**AIM OF THE TASK**: All of the listing below must be repeated word for word. Pictures are the only thing to omit.

**SUPPLIED INFORMATION**:
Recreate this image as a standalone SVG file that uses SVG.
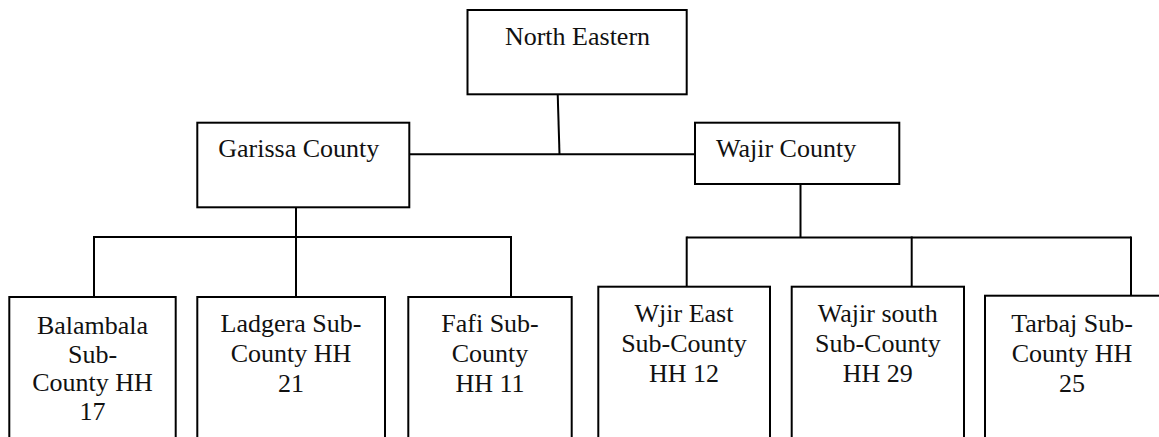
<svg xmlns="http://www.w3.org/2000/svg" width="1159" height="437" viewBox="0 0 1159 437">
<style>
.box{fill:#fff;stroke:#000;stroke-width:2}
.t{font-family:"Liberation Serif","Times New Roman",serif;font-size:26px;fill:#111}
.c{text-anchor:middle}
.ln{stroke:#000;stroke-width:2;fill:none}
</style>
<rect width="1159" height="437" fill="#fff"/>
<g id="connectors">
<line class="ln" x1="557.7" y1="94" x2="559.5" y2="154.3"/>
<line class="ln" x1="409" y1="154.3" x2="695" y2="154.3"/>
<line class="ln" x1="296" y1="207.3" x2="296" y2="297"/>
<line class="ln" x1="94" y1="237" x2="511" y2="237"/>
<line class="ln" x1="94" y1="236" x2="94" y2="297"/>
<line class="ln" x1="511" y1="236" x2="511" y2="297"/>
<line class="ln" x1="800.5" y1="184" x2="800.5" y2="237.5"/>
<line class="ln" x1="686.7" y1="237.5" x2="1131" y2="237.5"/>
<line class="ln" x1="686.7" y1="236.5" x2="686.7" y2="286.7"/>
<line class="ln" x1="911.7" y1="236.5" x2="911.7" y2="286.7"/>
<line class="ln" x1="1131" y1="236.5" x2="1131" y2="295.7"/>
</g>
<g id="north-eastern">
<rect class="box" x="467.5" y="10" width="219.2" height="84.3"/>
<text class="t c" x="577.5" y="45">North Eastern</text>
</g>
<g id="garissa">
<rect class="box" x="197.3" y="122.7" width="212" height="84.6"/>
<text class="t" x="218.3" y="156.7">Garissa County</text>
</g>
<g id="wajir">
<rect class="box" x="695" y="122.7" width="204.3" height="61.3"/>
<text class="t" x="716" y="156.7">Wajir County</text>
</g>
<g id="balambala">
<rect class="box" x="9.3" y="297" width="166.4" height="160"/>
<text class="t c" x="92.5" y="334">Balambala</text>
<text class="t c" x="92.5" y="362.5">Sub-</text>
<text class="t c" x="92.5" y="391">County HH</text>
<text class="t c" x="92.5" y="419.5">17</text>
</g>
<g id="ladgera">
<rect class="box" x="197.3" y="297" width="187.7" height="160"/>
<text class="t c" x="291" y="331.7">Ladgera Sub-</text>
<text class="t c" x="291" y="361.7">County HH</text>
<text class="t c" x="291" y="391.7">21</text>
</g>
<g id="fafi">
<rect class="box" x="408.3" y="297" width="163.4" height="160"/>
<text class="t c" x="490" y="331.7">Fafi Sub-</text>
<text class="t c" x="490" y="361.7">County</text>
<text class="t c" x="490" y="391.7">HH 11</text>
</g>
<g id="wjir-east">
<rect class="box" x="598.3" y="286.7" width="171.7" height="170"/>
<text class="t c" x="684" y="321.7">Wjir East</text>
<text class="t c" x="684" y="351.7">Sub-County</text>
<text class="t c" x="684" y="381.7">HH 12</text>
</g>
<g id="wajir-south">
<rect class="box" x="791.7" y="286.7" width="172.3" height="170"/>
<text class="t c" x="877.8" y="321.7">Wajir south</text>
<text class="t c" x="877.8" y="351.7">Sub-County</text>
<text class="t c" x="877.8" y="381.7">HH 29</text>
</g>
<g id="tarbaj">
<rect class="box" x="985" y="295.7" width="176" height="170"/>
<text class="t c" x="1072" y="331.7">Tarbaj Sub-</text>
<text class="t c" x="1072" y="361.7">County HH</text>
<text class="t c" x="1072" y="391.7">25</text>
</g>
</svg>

**RESPONSE FOR THIS EXERCISE**:
Recreate this image as a standalone SVG file that uses SVG.
<svg xmlns="http://www.w3.org/2000/svg" width="1159" height="437" viewBox="0 0 1159 437">
<style>
.box{fill:#fff;stroke:#000;stroke-width:2}
.t{font-family:"Liberation Serif","Times New Roman",serif;font-size:26px;fill:#111}
.c{text-anchor:middle}
.ln{stroke:#000;stroke-width:2;fill:none}
</style>
<rect width="1159" height="437" fill="#fff"/>
<g id="connectors">
<line class="ln" x1="557.7" y1="94" x2="559.5" y2="154.3"/>
<line class="ln" x1="409" y1="154.3" x2="695" y2="154.3"/>
<line class="ln" x1="296" y1="207.3" x2="296" y2="297"/>
<line class="ln" x1="94" y1="237" x2="511" y2="237"/>
<line class="ln" x1="94" y1="236" x2="94" y2="297"/>
<line class="ln" x1="511" y1="236" x2="511" y2="297"/>
<line class="ln" x1="800.5" y1="184" x2="800.5" y2="237.5"/>
<line class="ln" x1="686.7" y1="237.5" x2="1131" y2="237.5"/>
<line class="ln" x1="686.7" y1="236.5" x2="686.7" y2="286.7"/>
<line class="ln" x1="911.7" y1="236.5" x2="911.7" y2="286.7"/>
<line class="ln" x1="1131" y1="236.5" x2="1131" y2="295.7"/>
</g>
<g id="north-eastern">
<rect class="box" x="467.5" y="10" width="219.2" height="84.3"/>
<text class="t c" x="577.5" y="45">North Eastern</text>
</g>
<g id="garissa">
<rect class="box" x="197.3" y="122.7" width="212" height="84.6"/>
<text class="t" x="218.3" y="156.7">Garissa County</text>
</g>
<g id="wajir">
<rect class="box" x="695" y="122.7" width="204.3" height="61.3"/>
<text class="t" x="716" y="156.7">Wajir County</text>
</g>
<g id="balambala">
<rect class="box" x="9.3" y="297" width="166.4" height="160"/>
<text class="t c" x="92.5" y="334">Balambala</text>
<text class="t c" x="92.5" y="362.5">Sub-</text>
<text class="t c" x="92.5" y="391">County HH</text>
<text class="t c" x="92.5" y="419.5">17</text>
</g>
<g id="ladgera">
<rect class="box" x="197.3" y="297" width="187.7" height="160"/>
<text class="t c" x="291" y="331.7">Ladgera Sub-</text>
<text class="t c" x="291" y="361.7">County HH</text>
<text class="t c" x="291" y="391.7">21</text>
</g>
<g id="fafi">
<rect class="box" x="408.3" y="297" width="163.4" height="160"/>
<text class="t c" x="490" y="331.7">Fafi Sub-</text>
<text class="t c" x="490" y="361.7">County</text>
<text class="t c" x="490" y="391.7">HH 11</text>
</g>
<g id="wjir-east">
<rect class="box" x="598.3" y="286.7" width="171.7" height="170"/>
<text class="t c" x="684" y="321.7">Wjir East</text>
<text class="t c" x="684" y="351.7">Sub-County</text>
<text class="t c" x="684" y="381.7">HH 12</text>
</g>
<g id="wajir-south">
<rect class="box" x="791.7" y="286.7" width="172.3" height="170"/>
<text class="t c" x="877.8" y="321.7">Wajir south</text>
<text class="t c" x="877.8" y="351.7">Sub-County</text>
<text class="t c" x="877.8" y="381.7">HH 29</text>
</g>
<g id="tarbaj">
<rect class="box" x="985" y="295.7" width="176" height="170"/>
<text class="t c" x="1072" y="331.7">Tarbaj Sub-</text>
<text class="t c" x="1072" y="361.7">County HH</text>
<text class="t c" x="1072" y="391.7">25</text>
</g>
</svg>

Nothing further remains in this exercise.